LOUISVILLE, Ky. (WDRB) -- A University of Louisville leader is stepping down and stepping into a new role.

David Calzi was named St. Vincent de Paul’s next CEO.

“At this point in my life, I saw this as a calling,” said Calzi, who has spent nearly four decades at two of the world’s largest accounting and consulting firms and has most recently served as Director of Industry Partnerships for the University of Louisville, according to a news release.

In 2020, he retired from Ernst & Young, and will replace Ed Wnorowski, who is retiring after providing 13 years of service.

While at U of L, Calzi worked to find talent, solve problems, and grow through research and innovation, according to a news release. 

Calzi said he’s proud of the work accomplished while at U of L and looks forward to making connections in his new role, all in service of the community he calls home.

“I’m going into this recognizing that we have an organization that has been doing amazing work for many years,” Calzi said.

The work hasn’t stopped as people like Joseph Demetrius pack up their life and move to Louisville for help and a fresh start.

Demetrius is a drug addict, and his preferred drugs include heroin, meth, cocaine and Ecstasy.

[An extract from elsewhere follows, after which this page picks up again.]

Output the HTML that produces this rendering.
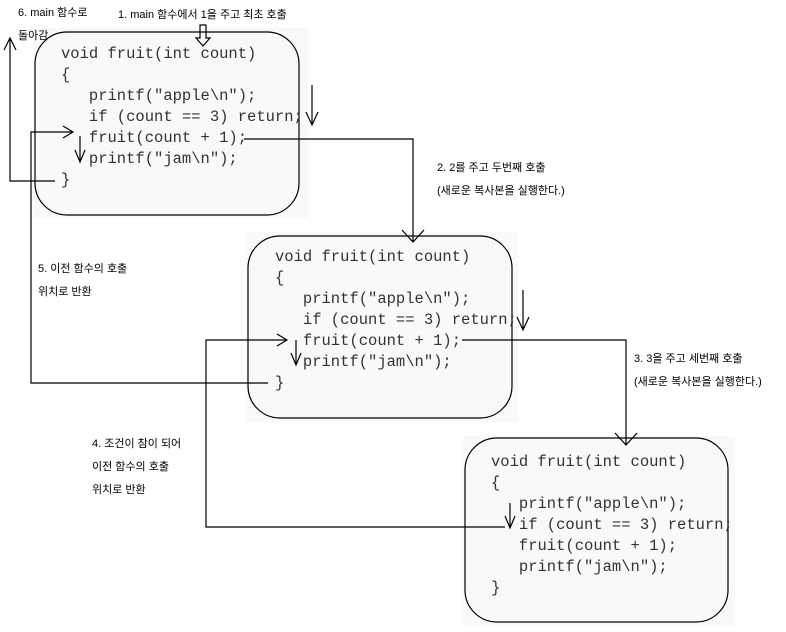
<!DOCTYPE html>
<html><head><meta charset="utf-8"><style>
body{margin:0;width:786px;height:632px;background:#fff;overflow:hidden;position:relative;font-family:"Liberation Sans","Noto Sans CJK KR",sans-serif}
.c{position:absolute;font-family:"Liberation Mono","DejaVu Sans Mono",monospace;font-size:15.5px;color:#333;white-space:pre;line-height:21px}
.l{position:absolute;font-size:11px;color:#000;white-space:pre;line-height:23px}
svg{position:absolute;left:0;top:0}
</style></head><body>
<svg width="786" height="632" viewBox="0 0 786 632">
<g fill="#f8f9fb">
<rect x="33" y="28" width="275" height="190"/>
<rect x="246" y="232" width="272" height="190"/>
<rect x="463" y="436" width="272" height="190"/>
</g>
<g fill="none" stroke="#000" stroke-width="1.2">
<rect x="35" y="32" width="264" height="183" rx="32"/>
<rect x="248" y="236" width="264" height="182" rx="32"/>
<rect x="465" y="438" width="263" height="184" rx="32"/>
<!-- arrow 1 hollow -->
<path d="M200 25 V38 H196 L203 46 L210 38 H206 V25 Z"/>
<!-- box1 -> box2 -->
<path d="M244 139 H413 V242 M402 230 L413 242 L424 230"/>
<!-- right down arrows -->
<path d="M312 85 V125 M306 112 L312 125 L318 112"/>
<path d="M523 290 V330 M517 317 L523 330 L529 317"/>
<path d="M80 136 V162 M75 150 L80 162 L85 150"/>
<path d="M296 340 V365 M291 353 L296 365 L301 353"/>
<path d="M510 503 V528 M505 516 L510 528 L515 516"/>
<!-- return to main -->
<path d="M55 181 H10 V38 M4 50 L10 38 L16 50"/>
<!-- 5 -->
<path d="M268 383 H31 V132 H73 M63 126 L73 132 L63 138"/>
<!-- box2 -> box3 -->
<path d="M462 340 H626 V445 M615 433 L626 445 L637 433"/>
<!-- 4 -->
<path d="M505 527 H206 V340 H287 M277 334 L287 340 L277 346"/>
</g>
</svg>
<div class="c" style="left:61px;top:44px">void fruit(int count)
{
   printf("apple\n");
   if (count == 3) return;
   fruit(count + 1);
   printf("jam\n");
}</div>
<div class="c" style="left:275px;top:247px">void fruit(int count)
{
   printf("apple\n");
   if (count == 3) return;
   fruit(count + 1);
   printf("jam\n");
}</div>
<div class="c" style="left:491px;top:452px">void fruit(int count)
{
   printf("apple\n");
   if (count == 3) return;
   fruit(count + 1);
   printf("jam\n");
}</div>
<div class="l" style="left:18px;top:2px">6. main 함수로
돌아감</div>
<div class="l" style="left:118px;top:4px">1. main 함수에서 1을 주고 최초 호출</div>
<div class="l" style="left:437px;top:157px">2. 2를 주고 두번째 호출
(새로운 복사본을 실행한다.)</div>
<div class="l" style="left:38px;top:258px">5. 이전 함수의 호출
위치로 반환</div>
<div class="l" style="left:634px;top:348px">3. 3을 주고 세번째 호출
(새로운 복사본을 실행한다.)</div>
<div class="l" style="left:92px;top:433px">4. 조건이 참이 되어
이전 함수의 호출
위치로 반환</div>
</body></html>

He got addicted to drugs in Lafayette, Indiana, 10 years ago.

“I was 22 years old,” said Demetrius.

Standing outside the St. Vincent de Paul’s Ozanam Inn Men's Shelter, he dreads talking about growing up in west Chicago.

“I survived getting shot in the face, chest and leg,” said Demetrius. “Lost my father and it was just me my two brothers and my mom. It’s real rough man. We learned to smile through all the pain.”

He believes he was set up to fail.

“I started joining gangs when I was 12 to 13 years old,” Demetrius said.

Not too long ago, the 37-year-old overdosed six times before ending up outside de Paul's men's shelter. Demetrius says he's working to forget the past and leave drugs behind, and says St. Vincent de Paul has been his saving grace to get his life back on track.

“I could be out there on the streets getting high right now, but instead I’m up in here where they are giving me a place, an opportunity, so I can better myself here in Louisville, said Demetrius, who has faith that Calzi will continue the traditions of keeping up efforts to house, feed, and support those in need.

"The skill sets and the talents that I have may be different than others that have been in this position in the past, and that's okay."